▸ Direction
Restate all the material verbatim, except for the pictures.

▸ Given data
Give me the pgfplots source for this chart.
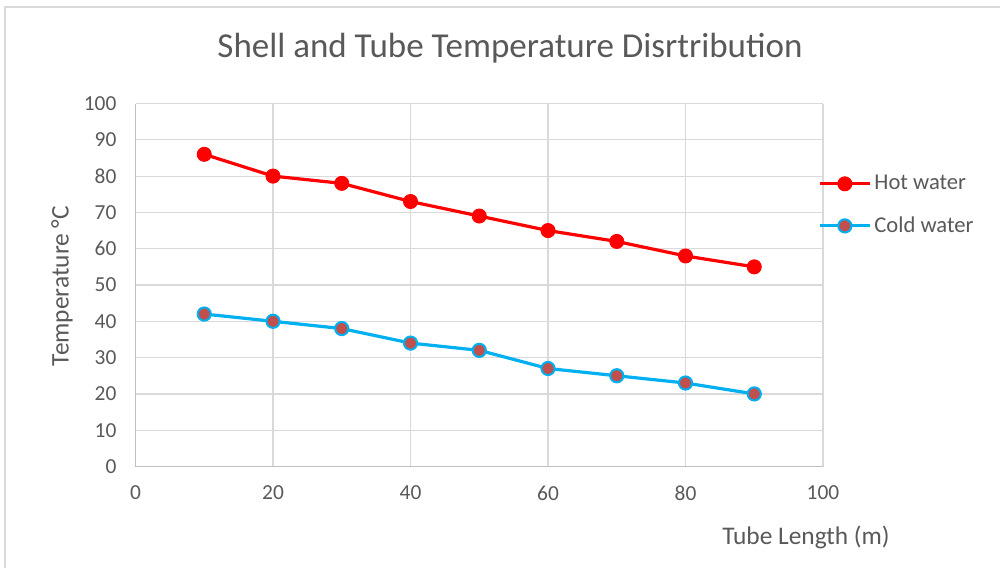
\documentclass[border=0pt]{standalone}
\usepackage{fontspec}
\setmainfont{Carlito}
\usepackage{pgfplots}
\pgfplotsset{compat=1.18}

\definecolor{txt}{HTML}{595959}
\definecolor{gridc}{HTML}{D9D9D9}
\definecolor{axisc}{HTML}{BFBFBF}
\definecolor{hot}{HTML}{FF0000}
\definecolor{coldline}{HTML}{00B0F0}
\definecolor{coldfill}{HTML}{C0504D}

\begin{document}
\begin{tikzpicture}
\begin{scope}[x=0.5pt,y=-0.5pt]
\useasboundingbox (0,0) rectangle (1000,567);
\draw[gridc, line width=0.75pt] (5,7) rectangle (1010,580);
\node[txt, font=\fontsize{17.5}{20}\selectfont] at (510,48) {Shell and Tube Temperature Disrtribution};
\node[txt, font=\fontsize{12.7}{15}\selectfont] at (806,537) {Tube Length (m)};
\node[txt, font=\fontsize{12.7}{15}\selectfont, rotate=90] at (62,286) {Temperature °C};
\end{scope}

\begin{axis}[
    at={(67.75pt,-233.25pt)}, anchor=south west,
    scale only axis,
    width=343.75pt, height=181.5pt,
    xmin=0, xmax=100, ymin=0, ymax=100,
    xtick={0,20,40,60,80,100},
    ytick={0,10,...,100},
    axis x line=bottom, axis y line=left,
    axis line style={axisc, line width=0.75pt, -},
    major tick length=0pt,
    grid=major,
    major grid style={gridc, line width=0.6pt},
    ticklabel style={txt, font=\fontsize{10.7}{12}\selectfont},
    /pgf/number format/assume math mode=true,
    yticklabel style={xshift=-6pt},
    xticklabel style={yshift=-6pt},
    clip=false,
    legend style={at={(0.9925,0.72)}, anchor=west, draw=none, fill=none,
        font=\fontsize{11.3}{13}\selectfont, text=txt,
        row sep=9pt, inner sep=0pt,
        nodes={inner sep=1.5pt}},
    legend cell align=left,
    legend image code/.code={%
        \draw[mark repeat=2,mark phase=2,#1] plot coordinates {(0pt,0pt)(12.5pt,0pt)(25pt,0pt)};},
]
\addplot[hot, line width=1.6pt, mark=*, mark size=3.5pt, mark options={fill=hot, draw=hot, line width=0.5pt}]
    coordinates {(10,86) (20,80) (30,78) (40,73) (50,69) (60,65) (70,62) (80,58) (90,55)};
\addlegendentry{Hot water}
\addplot[coldline, line width=1.6pt, mark=*, mark size=3.3pt, mark options={fill=coldfill, draw=coldline, line width=1pt}]
    coordinates {(10,42) (20,40) (30,38) (40,34) (50,32) (60,27) (70,25) (80,23) (90,20)};
\addlegendentry{Cold water}
\end{axis}
\end{tikzpicture}
\end{document}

▸ Reply
Give me the pgfplots source for this chart.
\documentclass[border=0pt]{standalone}
\usepackage{fontspec}
\setmainfont{Carlito}
\usepackage{pgfplots}
\pgfplotsset{compat=1.18}

\definecolor{txt}{HTML}{595959}
\definecolor{gridc}{HTML}{D9D9D9}
\definecolor{axisc}{HTML}{BFBFBF}
\definecolor{hot}{HTML}{FF0000}
\definecolor{coldline}{HTML}{00B0F0}
\definecolor{coldfill}{HTML}{C0504D}

\begin{document}
\begin{tikzpicture}
\begin{scope}[x=0.5pt,y=-0.5pt]
\useasboundingbox (0,0) rectangle (1000,567);
\draw[gridc, line width=0.75pt] (5,7) rectangle (1010,580);
\node[txt, font=\fontsize{17.5}{20}\selectfont] at (510,48) {Shell and Tube Temperature Disrtribution};
\node[txt, font=\fontsize{12.7}{15}\selectfont] at (806,537) {Tube Length (m)};
\node[txt, font=\fontsize{12.7}{15}\selectfont, rotate=90] at (62,286) {Temperature °C};
\end{scope}

\begin{axis}[
    at={(67.75pt,-233.25pt)}, anchor=south west,
    scale only axis,
    width=343.75pt, height=181.5pt,
    xmin=0, xmax=100, ymin=0, ymax=100,
    xtick={0,20,40,60,80,100},
    ytick={0,10,...,100},
    axis x line=bottom, axis y line=left,
    axis line style={axisc, line width=0.75pt, -},
    major tick length=0pt,
    grid=major,
    major grid style={gridc, line width=0.6pt},
    ticklabel style={txt, font=\fontsize{10.7}{12}\selectfont},
    /pgf/number format/assume math mode=true,
    yticklabel style={xshift=-6pt},
    xticklabel style={yshift=-6pt},
    clip=false,
    legend style={at={(0.9925,0.72)}, anchor=west, draw=none, fill=none,
        font=\fontsize{11.3}{13}\selectfont, text=txt,
        row sep=9pt, inner sep=0pt,
        nodes={inner sep=1.5pt}},
    legend cell align=left,
    legend image code/.code={%
        \draw[mark repeat=2,mark phase=2,#1] plot coordinates {(0pt,0pt)(12.5pt,0pt)(25pt,0pt)};},
]
\addplot[hot, line width=1.6pt, mark=*, mark size=3.5pt, mark options={fill=hot, draw=hot, line width=0.5pt}]
    coordinates {(10,86) (20,80) (30,78) (40,73) (50,69) (60,65) (70,62) (80,58) (90,55)};
\addlegendentry{Hot water}
\addplot[coldline, line width=1.6pt, mark=*, mark size=3.3pt, mark options={fill=coldfill, draw=coldline, line width=1pt}]
    coordinates {(10,42) (20,40) (30,38) (40,34) (50,32) (60,27) (70,25) (80,23) (90,20)};
\addlegendentry{Cold water}
\end{axis}
\end{tikzpicture}
\end{document}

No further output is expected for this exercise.